## begin DATA EXTRACT
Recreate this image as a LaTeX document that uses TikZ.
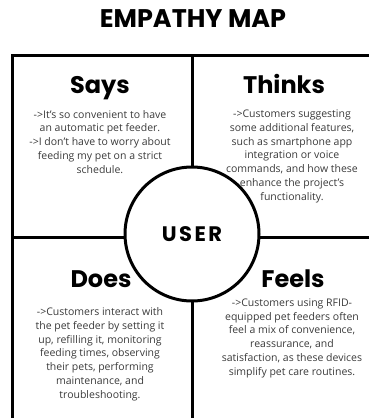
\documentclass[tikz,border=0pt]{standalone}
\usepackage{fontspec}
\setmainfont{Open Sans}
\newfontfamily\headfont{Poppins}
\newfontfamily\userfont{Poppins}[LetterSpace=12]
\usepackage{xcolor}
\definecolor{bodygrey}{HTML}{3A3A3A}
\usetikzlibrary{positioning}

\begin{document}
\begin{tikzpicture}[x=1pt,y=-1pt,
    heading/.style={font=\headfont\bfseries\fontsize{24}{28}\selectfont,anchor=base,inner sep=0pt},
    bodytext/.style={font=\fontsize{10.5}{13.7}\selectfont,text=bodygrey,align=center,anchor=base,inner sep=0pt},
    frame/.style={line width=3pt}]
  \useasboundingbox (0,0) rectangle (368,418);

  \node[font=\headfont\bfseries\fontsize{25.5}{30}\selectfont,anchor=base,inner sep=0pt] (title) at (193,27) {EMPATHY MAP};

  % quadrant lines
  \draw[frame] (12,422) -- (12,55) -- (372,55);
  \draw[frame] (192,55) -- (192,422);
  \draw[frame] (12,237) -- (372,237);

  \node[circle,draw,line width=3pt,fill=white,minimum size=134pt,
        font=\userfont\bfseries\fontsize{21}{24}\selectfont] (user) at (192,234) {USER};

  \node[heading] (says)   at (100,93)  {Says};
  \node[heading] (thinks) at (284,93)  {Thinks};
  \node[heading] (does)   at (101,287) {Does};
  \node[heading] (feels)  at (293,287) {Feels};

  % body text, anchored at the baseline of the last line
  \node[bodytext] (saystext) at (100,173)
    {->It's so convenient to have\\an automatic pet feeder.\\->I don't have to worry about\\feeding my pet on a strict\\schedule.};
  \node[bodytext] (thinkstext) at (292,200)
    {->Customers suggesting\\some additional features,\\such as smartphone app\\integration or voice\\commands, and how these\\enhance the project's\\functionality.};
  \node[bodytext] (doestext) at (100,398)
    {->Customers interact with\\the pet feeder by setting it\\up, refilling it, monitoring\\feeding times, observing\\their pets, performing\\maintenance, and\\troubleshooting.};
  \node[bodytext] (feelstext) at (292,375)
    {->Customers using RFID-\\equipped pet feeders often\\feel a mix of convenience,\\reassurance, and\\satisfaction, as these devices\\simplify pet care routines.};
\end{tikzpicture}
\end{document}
## end DATA EXTRACT
Pictures are excluded: retype only the lines from the beginning of the listing above through the line with "(12,237) -- (372,237);", both included.

Recreate this image as a LaTeX document that uses TikZ.
\documentclass[tikz,border=0pt]{standalone}
\usepackage{fontspec}
\setmainfont{Open Sans}
\newfontfamily\headfont{Poppins}
\newfontfamily\userfont{Poppins}[LetterSpace=12]
\usepackage{xcolor}
\definecolor{bodygrey}{HTML}{3A3A3A}
\usetikzlibrary{positioning}

\begin{document}
\begin{tikzpicture}[x=1pt,y=-1pt,
    heading/.style={font=\headfont\bfseries\fontsize{24}{28}\selectfont,anchor=base,inner sep=0pt},
    bodytext/.style={font=\fontsize{10.5}{13.7}\selectfont,text=bodygrey,align=center,anchor=base,inner sep=0pt},
    frame/.style={line width=3pt}]
  \useasboundingbox (0,0) rectangle (368,418);

  \node[font=\headfont\bfseries\fontsize{25.5}{30}\selectfont,anchor=base,inner sep=0pt] (title) at (193,27) {EMPATHY MAP};

  % quadrant lines
  \draw[frame] (12,422) -- (12,55) -- (372,55);
  \draw[frame] (192,55) -- (192,422);
  \draw[frame] (12,237) -- (372,237);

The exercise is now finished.